▶ SET TASK
Reproduce the listing below in full and without alteration, apart from its pictures.
— START —
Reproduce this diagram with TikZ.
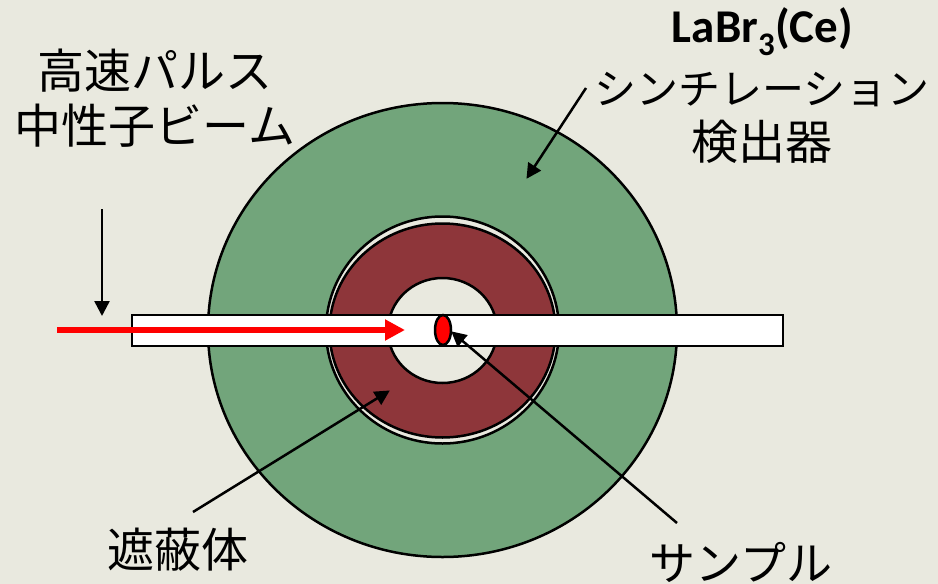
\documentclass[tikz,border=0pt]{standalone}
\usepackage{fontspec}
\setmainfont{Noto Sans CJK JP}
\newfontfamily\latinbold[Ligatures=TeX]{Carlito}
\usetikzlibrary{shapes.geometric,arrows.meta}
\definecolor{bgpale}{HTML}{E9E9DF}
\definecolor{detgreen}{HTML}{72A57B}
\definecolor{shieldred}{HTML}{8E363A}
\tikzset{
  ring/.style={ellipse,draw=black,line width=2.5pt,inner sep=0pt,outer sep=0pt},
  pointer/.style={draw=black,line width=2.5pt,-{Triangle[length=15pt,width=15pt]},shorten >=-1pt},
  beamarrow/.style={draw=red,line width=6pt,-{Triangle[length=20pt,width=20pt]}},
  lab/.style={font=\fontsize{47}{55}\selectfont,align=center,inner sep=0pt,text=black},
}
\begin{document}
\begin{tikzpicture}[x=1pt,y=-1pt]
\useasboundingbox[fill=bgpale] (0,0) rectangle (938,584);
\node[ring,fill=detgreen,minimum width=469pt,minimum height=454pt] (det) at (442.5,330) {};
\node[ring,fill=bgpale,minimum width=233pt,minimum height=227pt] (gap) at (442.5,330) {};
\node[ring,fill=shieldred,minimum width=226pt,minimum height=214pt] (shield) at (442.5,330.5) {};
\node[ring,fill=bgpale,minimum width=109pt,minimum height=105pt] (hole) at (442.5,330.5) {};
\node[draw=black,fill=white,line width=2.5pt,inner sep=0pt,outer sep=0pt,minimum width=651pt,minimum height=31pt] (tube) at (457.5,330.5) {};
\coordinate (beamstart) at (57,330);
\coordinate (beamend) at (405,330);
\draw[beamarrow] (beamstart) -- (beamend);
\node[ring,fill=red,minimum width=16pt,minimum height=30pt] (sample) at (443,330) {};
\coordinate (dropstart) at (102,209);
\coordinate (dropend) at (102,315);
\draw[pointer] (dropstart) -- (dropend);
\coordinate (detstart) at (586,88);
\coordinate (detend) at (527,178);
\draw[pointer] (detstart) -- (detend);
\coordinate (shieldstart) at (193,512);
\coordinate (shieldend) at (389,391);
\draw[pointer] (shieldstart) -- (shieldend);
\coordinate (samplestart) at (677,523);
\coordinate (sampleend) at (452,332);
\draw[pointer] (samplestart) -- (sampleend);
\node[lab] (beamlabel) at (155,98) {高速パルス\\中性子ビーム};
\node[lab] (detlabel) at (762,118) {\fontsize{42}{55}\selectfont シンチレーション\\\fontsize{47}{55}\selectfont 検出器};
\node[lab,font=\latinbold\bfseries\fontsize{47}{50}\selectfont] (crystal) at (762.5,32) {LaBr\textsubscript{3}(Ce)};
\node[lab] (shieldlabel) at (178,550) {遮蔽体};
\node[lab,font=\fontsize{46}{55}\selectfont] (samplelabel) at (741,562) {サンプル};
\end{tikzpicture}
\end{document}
— END —
▶ ANSWER TO THE PROBLEM
Reproduce this diagram with TikZ.
\documentclass[tikz,border=0pt]{standalone}
\usepackage{fontspec}
\setmainfont{Noto Sans CJK JP}
\newfontfamily\latinbold[Ligatures=TeX]{Carlito}
\usetikzlibrary{shapes.geometric,arrows.meta}
\definecolor{bgpale}{HTML}{E9E9DF}
\definecolor{detgreen}{HTML}{72A57B}
\definecolor{shieldred}{HTML}{8E363A}
\tikzset{
  ring/.style={ellipse,draw=black,line width=2.5pt,inner sep=0pt,outer sep=0pt},
  pointer/.style={draw=black,line width=2.5pt,-{Triangle[length=15pt,width=15pt]},shorten >=-1pt},
  beamarrow/.style={draw=red,line width=6pt,-{Triangle[length=20pt,width=20pt]}},
  lab/.style={font=\fontsize{47}{55}\selectfont,align=center,inner sep=0pt,text=black},
}
\begin{document}
\begin{tikzpicture}[x=1pt,y=-1pt]
\useasboundingbox[fill=bgpale] (0,0) rectangle (938,584);
\node[ring,fill=detgreen,minimum width=469pt,minimum height=454pt] (det) at (442.5,330) {};
\node[ring,fill=bgpale,minimum width=233pt,minimum height=227pt] (gap) at (442.5,330) {};
\node[ring,fill=shieldred,minimum width=226pt,minimum height=214pt] (shield) at (442.5,330.5) {};
\node[ring,fill=bgpale,minimum width=109pt,minimum height=105pt] (hole) at (442.5,330.5) {};
\node[draw=black,fill=white,line width=2.5pt,inner sep=0pt,outer sep=0pt,minimum width=651pt,minimum height=31pt] (tube) at (457.5,330.5) {};
\coordinate (beamstart) at (57,330);
\coordinate (beamend) at (405,330);
\draw[beamarrow] (beamstart) -- (beamend);
\node[ring,fill=red,minimum width=16pt,minimum height=30pt] (sample) at (443,330) {};
\coordinate (dropstart) at (102,209);
\coordinate (dropend) at (102,315);
\draw[pointer] (dropstart) -- (dropend);
\coordinate (detstart) at (586,88);
\coordinate (detend) at (527,178);
\draw[pointer] (detstart) -- (detend);
\coordinate (shieldstart) at (193,512);
\coordinate (shieldend) at (389,391);
\draw[pointer] (shieldstart) -- (shieldend);
\coordinate (samplestart) at (677,523);
\coordinate (sampleend) at (452,332);
\draw[pointer] (samplestart) -- (sampleend);
\node[lab] (beamlabel) at (155,98) {高速パルス\\中性子ビーム};
\node[lab] (detlabel) at (762,118) {\fontsize{42}{55}\selectfont シンチレーション\\\fontsize{47}{55}\selectfont 検出器};
\node[lab,font=\latinbold\bfseries\fontsize{47}{50}\selectfont] (crystal) at (762.5,32) {LaBr\textsubscript{3}(Ce)};
\node[lab] (shieldlabel) at (178,550) {遮蔽体};
\node[lab,font=\fontsize{46}{55}\selectfont] (samplelabel) at (741,562) {サンプル};
\end{tikzpicture}
\end{document}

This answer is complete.